Che i giudici di appello a tale principio si sono correttamente attenuti;

Che i residui profili delle censure del ricorrente, i quali si concretano nella critica alla valutazione operata dal giudice del merito delle emergenze istruttorie, si esauriscono nella mera prospettazione di una diversa ricostruzione dei fatti, come tale inammissibile nel giudizio di legittimità;

Che questa Corte ha sancito che in tema di valutazione delle risultanze probatorie in base al principio del libero convincimento del giudice, la violazione degli artt. 115 e 116 cod. proc. civ., è apprezzabile, in sede di ricorso per cassazione, nei limiti del vizio di motivazione di cui all'art. 360 cod. proc. civ., comma 1, n. 5), e deve emergere direttamente dalla lettura della sentenza, non già dal riesame degli atti di causa, inammissibile in sede di legittimità (Cfr.

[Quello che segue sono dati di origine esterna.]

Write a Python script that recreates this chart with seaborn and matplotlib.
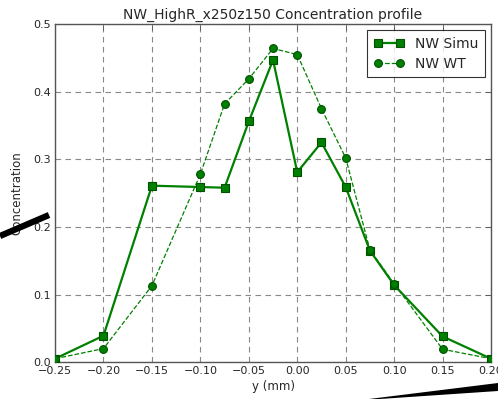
import matplotlib
matplotlib.use("Agg")
import matplotlib.pyplot as plt
from matplotlib.lines import Line2D
from matplotlib.patches import Polygon
import seaborn as sns
import pandas as pd

# Position across the channel (mm)
y_mm = [-0.25, -0.20, -0.15, -0.10, -0.075, -0.05, -0.025, 0.0,
        0.025, 0.05, 0.075, 0.10, 0.15, 0.20]
# Concentration from simulation
nw_simu = [0.005, 0.039, 0.261, 0.259, 0.258, 0.356, 0.447, 0.281,
           0.325, 0.259, 0.165, 0.114, 0.038, 0.005]
# Concentration from wind-tunnel measurement
nw_wt = [0.005, 0.020, 0.113, 0.278, 0.382, 0.419, 0.464, 0.455,
         0.375, 0.302, 0.166, 0.116, 0.019, 0.005]

x_ticks = [-0.25, -0.20, -0.15, -0.10, -0.05, 0.00, 0.05, 0.10, 0.15, 0.20]
y_ticks = [0.0, 0.1, 0.2, 0.3, 0.4, 0.5]

sns.set_style("white")
plt.rcParams["font.family"] = ["DejaVu Sans"]
plt.rcParams["xtick.direction"] = "in"
plt.rcParams["ytick.direction"] = "in"

df = pd.DataFrame({"y": y_mm, "simu": nw_simu, "wt": nw_wt})

fig = plt.figure(figsize=(4.98, 3.99), dpi=100)
ax = fig.add_axes([0.1105, 0.0925, 0.8755, 0.847])

green = "#008000"
sns.lineplot(data=df, x="y", y="simu", ax=ax, color=green, marker="s",
             markersize=6.3, markeredgecolor="#005000", markeredgewidth=0.8,
             linewidth=1.6, label="NW Simu", zorder=3)
sns.lineplot(data=df, x="y", y="wt", ax=ax, color=green, marker="o",
             markersize=5.6, markeredgecolor="#005000", markeredgewidth=0.8,
             linewidth=0.9, linestyle="--", label="NW WT", zorder=3)

ax.set_xlim(-0.25, 0.20)
ax.set_ylim(0.0, 0.5)
ax.set_xticks(x_ticks)
ax.set_yticks(y_ticks)
ax.set_xticklabels([f"{t:.2f}".replace("-", "\u2212") for t in x_ticks], fontsize=8)
ax.set_yticklabels([f"{t:.1f}" for t in y_ticks], fontsize=8)
ax.tick_params(axis="both", which="both", top=True, right=True, length=4,
               width=0.6, color="#555555", pad=3)

ax.grid(True, linestyle=(0, (5, 4)), color="#888888", linewidth=0.8)
ax.set_axisbelow(True)
for s in ax.spines.values():
    s.set_color("#555555")
    s.set_linewidth(1.0)

ax.set_title("NW_HighR_x250z150 Concentration profile", fontsize=10, pad=4)
ax.set_xlabel("y (mm)", fontsize=8.5, labelpad=3)
ax.set_ylabel("Concentration", fontsize=8.5, labelpad=7)

leg = ax.legend(loc="upper right", fontsize=10, numpoints=2, fancybox=False,
                frameon=True, handlelength=2.2, borderpad=0.45,
                labelspacing=0.45, handletextpad=0.8, borderaxespad=0.45)
leg.get_frame().set_edgecolor("black")
leg.get_frame().set_linewidth(0.8)

# dark strokes along the figure edges
W, H = 498.0, 399.0
fig.add_artist(Line2D([0 / W, 49 / W], [1 - 236 / H, 1 - 215 / H],
                      transform=fig.transFigure, color="black", linewidth=4.5,
                      solid_capstyle="butt"))
fig.add_artist(Polygon([[365 / W, 1 - 399.5 / H], [498 / W, 1 - 383 / H],
                        [498 / W, 1 - 391 / H], [365 / W, 1 - 400 / H]],
                       closed=True, transform=fig.transFigure,
                       facecolor="black", edgecolor="none"))

fig.savefig("out.png", dpi=100)
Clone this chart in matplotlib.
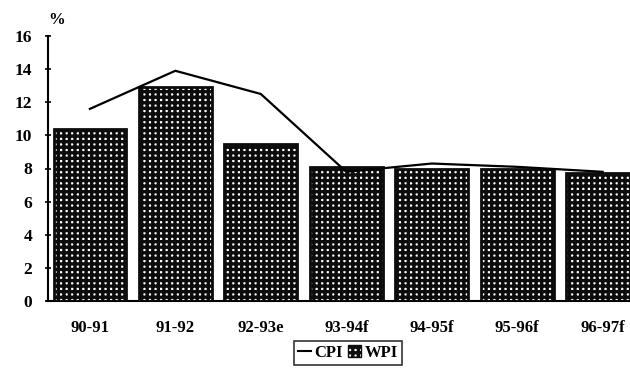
import matplotlib
matplotlib.use("Agg")
import matplotlib.pyplot as plt
from matplotlib.lines import Line2D
from matplotlib.patches import Patch

categories = ["90-91", "91-92", "92-93e", "93-94f", "94-95f", "95-96f", "96-97f"]
wpi = [10.4, 12.9, 9.5, 8.1, 8.0, 8.0, 7.7]
cpi = [11.6, 13.9, 12.5, 7.8, 8.3, 8.1, 7.8]
yticks = [0, 2, 4, 6, 8, 10, 12, 14, 16]

plt.rcParams['font.family'] = ['Liberation Serif', 'DejaVu Serif']
plt.rcParams['font.weight'] = 'bold'
plt.rcParams['hatch.linewidth'] = 2.4

fig = plt.figure(figsize=(6.3, 3.68), dpi=100)
ax = fig.add_axes([48/630, 67/368, 582/630, 265/368])

x = list(range(len(categories)))
ax.bar(x, wpi, width=0.85, color='white', edgecolor='#0c0c0c', hatch='+++', linewidth=0, zorder=2)
ax.bar(x, wpi, width=0.85, fill=False, edgecolor='#0c0c0c', linewidth=2, zorder=3)
ax.plot(x, cpi, color='black', linewidth=1.6, zorder=4)

ax.set_xlim(-0.49, 6.32)
ax.set_ylim(0, 16)
ax.set_yticks(yticks)
ax.set_yticklabels([str(t) for t in yticks], fontsize=12.5, fontweight='bold')
ax.set_xticks(x)
ax.set_xticklabels(categories, fontsize=12, fontweight='bold')
ax.tick_params(axis='x', length=0, pad=14)
ax.tick_params(axis='y', length=5, direction='inout', pad=9, width=1.2)
for s in ['top', 'right']:
    ax.spines[s].set_visible(False)
ax.spines['left'].set_linewidth(1.5)
ax.spines['bottom'].set_linewidth(1.5)
ax.spines['bottom'].set_bounds(-0.5, 6.32)

fig.text(57/630, 1-20/368, "%", fontsize=12, fontweight='bold', ha='center', va='center')

handles = [Line2D([0], [0], color='black', linewidth=1.5),
           Patch(facecolor='white', edgecolor='#0c0c0c', hatch='+++')]
leg = fig.legend(handles, ["CPI", "WPI"], loc='upper center',
                 bbox_to_anchor=(348/630, 1-341/368), ncol=2, frameon=True,
                 fancybox=False, edgecolor='black', fontsize=12,
                 handlelength=0.8, handletextpad=0.2, columnspacing=0.3,
                 borderpad=0.25, handleheight=0.7, borderaxespad=0)
leg.get_frame().set_linewidth(1.2)

fig.savefig("out.png", dpi=100, facecolor='white')
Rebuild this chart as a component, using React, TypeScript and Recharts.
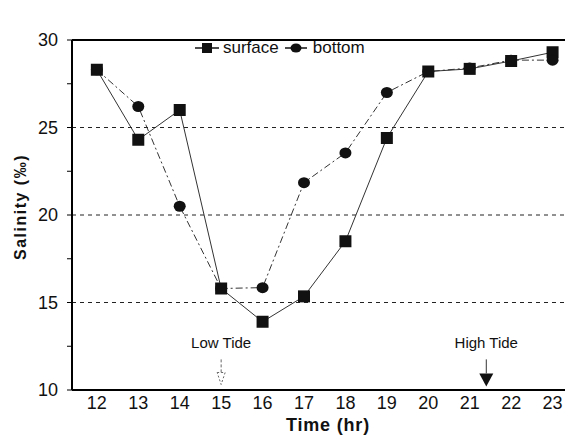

Cass. 14267/06);

Che la sentenza è coerentemente ed adeguatamente motivata;

Che pertanto il ricorso è manifestamente infondato e come tale va rigettato;

Che le spese del giudizio di legittimità avuto riguardo alla parte intimata costituita seguono la soccombenza;

Che nulla per le predette spese deve disporsi riguardo alla società Fondiaria non avendo la stessa svolto attività difensiva.

P.Q.M.


La Corte rigetta il ricorso e condanna la ricorrente al pagamento delle spese di legittimità in favore dell'INAIL liquidate in Euro 20,00, oltre Euro 3000,00 per onorario, oltre spese generali, IVA e CPA. Nulla per le spese del giudizio di legittimità nei riguardi della parte intimata non costituita.

Così deciso in Roma, nella Camera di consiglio, il 2 luglio 2009.